Macron et sa grande coalition

dimanche 21 janvier 2018.
 

Vendredi 12 janvier, CDU-CSU et SPD signaient en Allemagne un accord de gouvernement pour reformer une grande coalition. Après les élections du 24 septembre 2017, on en revient donc à la case départ.

En Allemagne comme ailleurs en Europe, la crise démocratique s’approfondit. Les gouvernements de grande coalition nés de l’effondrement de la social-démocratie ont été confrontés à –ou complices de- leur propre impuissance devant l’Union européenne et ses politiques comme on l’a vu en Espagne ou en Italie notamment. Sanctionnés dans les urnes, s’installent alors des situations de paralysie démocratique : cinq mois en Espagne en 2016, quatre mois cette fois en Allemagne, un blocage institutionnel permanent en Italie… qui laissent des pays temporairement ingouvernables et ingouvernés.

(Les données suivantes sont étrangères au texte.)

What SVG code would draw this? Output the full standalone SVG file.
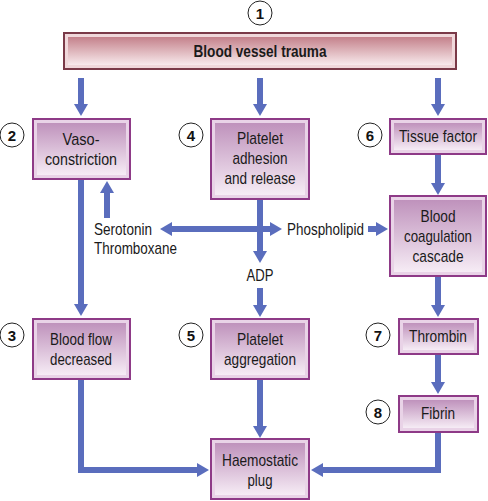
<svg xmlns="http://www.w3.org/2000/svg" width="488" height="501" viewBox="0 0 488 501">
<defs>
<linearGradient id="gp" x1="0" y1="0" x2="0" y2="1">
<stop offset="0" stop-color="#bf92bc"/>
<stop offset="1" stop-color="#f6ecf5"/>
</linearGradient>
<linearGradient id="gr" x1="0" y1="0" x2="0" y2="1">
<stop offset="0" stop-color="#c4818b"/>
<stop offset="1" stop-color="#f8eaec"/>
</linearGradient>
<marker id="ah" viewBox="0 0 12 14" refX="0" refY="7" markerWidth="12" markerHeight="14" markerUnits="userSpaceOnUse" orient="auto">
<path d="M0,0 L12,7 L0,14 z" fill="#5a6dbd"/>
</marker>
</defs>
<style>
.box{fill:#e9d3e7;stroke:#8e3a87;stroke-width:2}
.inner{fill:url(#gp);stroke:none}
.bar{fill:#f0d8db;stroke:#7a3a48;stroke-width:2}
.barin{fill:url(#gr)}
.t{font-family:"Liberation Sans",Arial,sans-serif;font-size:17px;fill:#1a1a1a;text-anchor:middle}
.l{font-family:"Liberation Sans",Arial,sans-serif;font-size:17px;fill:#1a1a1a}
.b{font-weight:bold}
.c{fill:#fff;stroke:#222;stroke-width:1}
.n{font-family:"Liberation Sans",Arial,sans-serif;font-size:15px;font-weight:bold;fill:#111;text-anchor:middle}
.a{fill:none;stroke:#5a6dbd;stroke-width:6;marker-end:url(#ah)}
</style>

<g id="connectors">
<path class="a" d="M81,78 V104"/>
<path class="a" d="M260,78 V104"/>
<path class="a" d="M438,78 V104"/>
<path class="a" d="M438,154 V183"/>
<path class="a" d="M107,218 V193"/>
<path class="a" d="M260,199 V251"/>
<path class="a" d="M260,229 H172"/>
<path class="a" d="M260,229 H270"/>
<path class="a" d="M368,229 H376"/>
<path class="a" d="M81,179 V304"/>
<path class="a" d="M260,288 V305"/>
<path class="a" d="M438,276 V305"/>
<path class="a" d="M438,354 V382"/>
<path class="a" d="M260,379 V426"/>
<path class="a" d="M81,379 V470 H197"/>
<path class="a" d="M438,432 V470 H323"/>
</g>

<g id="n1">
<circle class="c" cx="260" cy="13" r="12"/>
<text class="n" x="260" y="18.5">1</text>
</g>
<g id="trauma">
<rect class="bar" x="64" y="33" width="392" height="36"/>
<rect class="barin" x="68" y="37" width="384" height="28"/>
<text class="t b" x="260" y="56.5" font-size="17" textLength="133" lengthAdjust="spacingAndGlyphs">Blood vessel trauma</text>
</g>

<g id="n2">
<circle class="c" cx="12" cy="135" r="12"/>
<text class="n" x="12" y="140.5">2</text>
</g>
<g id="vasoconstriction">
<rect class="box" x="33" y="119" width="97" height="60"/>
<rect class="inner" x="37" y="123" width="89" height="52"/>
<text class="t" x="81" y="145" textLength="37" lengthAdjust="spacingAndGlyphs">Vaso-</text>
<text class="t" x="81" y="165" textLength="72" lengthAdjust="spacingAndGlyphs">constriction</text>
</g>

<g id="n4">
<circle class="c" cx="191" cy="135" r="12"/>
<text class="n" x="191" y="140.5">4</text>
</g>
<g id="adhesion">
<rect class="box" x="211" y="119" width="98" height="80"/>
<rect class="inner" x="215" y="123" width="90" height="72"/>
<text class="t" x="260" y="144" textLength="46" lengthAdjust="spacingAndGlyphs">Platelet</text>
<text class="t" x="260" y="164" textLength="55" lengthAdjust="spacingAndGlyphs">adhesion</text>
<text class="t" x="260" y="184" textLength="71" lengthAdjust="spacingAndGlyphs">and release</text>
</g>

<g id="n6">
<circle class="c" cx="370" cy="135" r="12"/>
<text class="n" x="370" y="140.5">6</text>
</g>
<g id="tissue">
<rect class="box" x="390" y="119" width="96" height="35"/>
<rect class="inner" x="394" y="123" width="88" height="27"/>
<text class="t" x="438" y="141.5" font-size="15" textLength="78" lengthAdjust="spacingAndGlyphs">Tissue factor</text>
</g>

<g id="cascade">
<rect class="box" x="390" y="196" width="96" height="80"/>
<rect class="inner" x="394" y="200" width="88" height="72"/>
<text class="t" x="438" y="222" textLength="35" lengthAdjust="spacingAndGlyphs">Blood</text>
<text class="t" x="438" y="242" font-size="15.5" textLength="68" lengthAdjust="spacingAndGlyphs">coagulation</text>
<text class="t" x="438" y="262" textLength="51" lengthAdjust="spacingAndGlyphs">cascade</text>
</g>

<g id="serotonin">
<text class="l" x="94" y="235" textLength="58" lengthAdjust="spacingAndGlyphs">Serotonin</text>
<text class="l" x="94" y="254" textLength="83" lengthAdjust="spacingAndGlyphs">Thromboxane</text>
</g>
<g id="phospholipid">
<text class="l" x="287" y="235" textLength="77" lengthAdjust="spacingAndGlyphs">Phospholipid</text>
</g>
<g id="adp">
<text class="t" x="260" y="281" textLength="27" lengthAdjust="spacingAndGlyphs">ADP</text>
</g>

<g id="n3">
<circle class="c" cx="12" cy="335" r="12"/>
<text class="n" x="12" y="340.5">3</text>
</g>
<g id="bloodflow">
<rect class="box" x="33" y="319" width="97" height="60"/>
<rect class="inner" x="37" y="323" width="89" height="52"/>
<text class="t" x="81" y="345" textLength="62" lengthAdjust="spacingAndGlyphs">Blood flow</text>
<text class="t" x="81" y="365" textLength="62" lengthAdjust="spacingAndGlyphs">decreased</text>
</g>

<g id="n5">
<circle class="c" cx="191" cy="335" r="12"/>
<text class="n" x="191" y="340.5">5</text>
</g>
<g id="aggregation">
<rect class="box" x="211" y="319" width="98" height="60"/>
<rect class="inner" x="215" y="323" width="90" height="52"/>
<text class="t" x="260" y="345" textLength="46" lengthAdjust="spacingAndGlyphs">Platelet</text>
<text class="t" x="260" y="365" textLength="72" lengthAdjust="spacingAndGlyphs">aggregation</text>
</g>

<g id="n7">
<circle class="c" cx="378" cy="335" r="12"/>
<text class="n" x="378" y="340.5">7</text>
</g>
<g id="thrombin">
<rect class="box" x="399" y="319" width="79" height="35"/>
<rect class="inner" x="403" y="323" width="71" height="27"/>
<text class="t" x="438" y="342" textLength="58" lengthAdjust="spacingAndGlyphs">Thrombin</text>
</g>

<g id="n8">
<circle class="c" cx="378" cy="412" r="12"/>
<text class="n" x="378" y="417.5">8</text>
</g>
<g id="fibrin">
<rect class="box" x="399" y="396" width="79" height="36"/>
<rect class="inner" x="403" y="400" width="71" height="28"/>
<text class="t" x="438" y="419" textLength="34" lengthAdjust="spacingAndGlyphs">Fibrin</text>
</g>

<g id="plug">
<rect class="box" x="211" y="439" width="98" height="60"/>
<rect class="inner" x="215" y="443" width="90" height="52"/>
<text class="t" x="260" y="466" textLength="76" lengthAdjust="spacingAndGlyphs">Haemostatic</text>
<text class="t" x="260" y="486" textLength="25" lengthAdjust="spacingAndGlyphs">plug</text>
</g>
</svg>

La seule sortie de crise qu’ils sont alors en capacité de proposer est la reformation, sur les mêmes bases, des mêmes mécanos électoralistes, compromis pourris entre une politique de droite et une politique de droite.

Entre-temps, chacun des anciens acteurs s’est retrouvé affaibli. En Allemagne, CDU, CSU, SPD ont chacun obtenu en septembre dernier leur score le plus faible depuis 1949. A eux trois, ils totalisent 53,4% des voix, soit 13,8 points de moins qu’aux législatives de 2013. En Espagne PP et PSOE ont perdu la majorité électorale qu’ils formaient pourtant largement à eux seuls depuis la transition démocratique de 1978.

A l’heure où le Président Macron propose avec l’Allemagne un condominium sur l’Europe, le phénomène mérite d’autant plus d’être observé qu’il a importé le concept de grande coalition, mais, apparence de la nouveauté oblige, en le rassemblant autour de sa seule personne au détriment des vieux partis. L’idée n’en apparaît pas moins comme politiquement datée. LREM et le gouvernement ont ainsi tendance à vouloir asphyxier la sphère démocratique, accaparant à eux seuls la majorité et l’opposition.

En organisant un ministère de la parole dont Christophe Castaner et Benjamin Grivaux sont les émetteurs, ce dernier, porte-parole du gouvernement, dénonçant encore par exemple la crise sanitaire au coeur de laquelle se trouve Lactalis alors même que c’est son gouvernement qui est en responsabilité. Mais aussi en essayant de redessiner le champ parlementaire, LREM et ses potentiels dissidents menaçant le groupe de scission pour mieux singer leur propre opposition.

En allant au bout de la logique initiée par Nicolas Sarkozy en 2007 de triangulation et de débauchage de personnalités, M. Macron s’est contenté de franciser l’idée de grande coalition, ultime avatar des politiques européennes vers lesquelles M. Macron entend se tourner en retour avec tant d’ardeur aujourd’hui. Mais les mêmes causes produisant les mêmes effets, M. Macron aurait tort de mettre des oeillères pour ne pas voir ce qui se passe désormais aux quatre coins de l’Europe.

2017 a été balayé par une vague dégagiste. Celle-ci n’a certes pas tout emporté. Mais les mouvements de fond que l’on constate à l’échelle du vieux continent laissent entendre que l’océan ne se retire jamais que pour mieux revenir au rivage.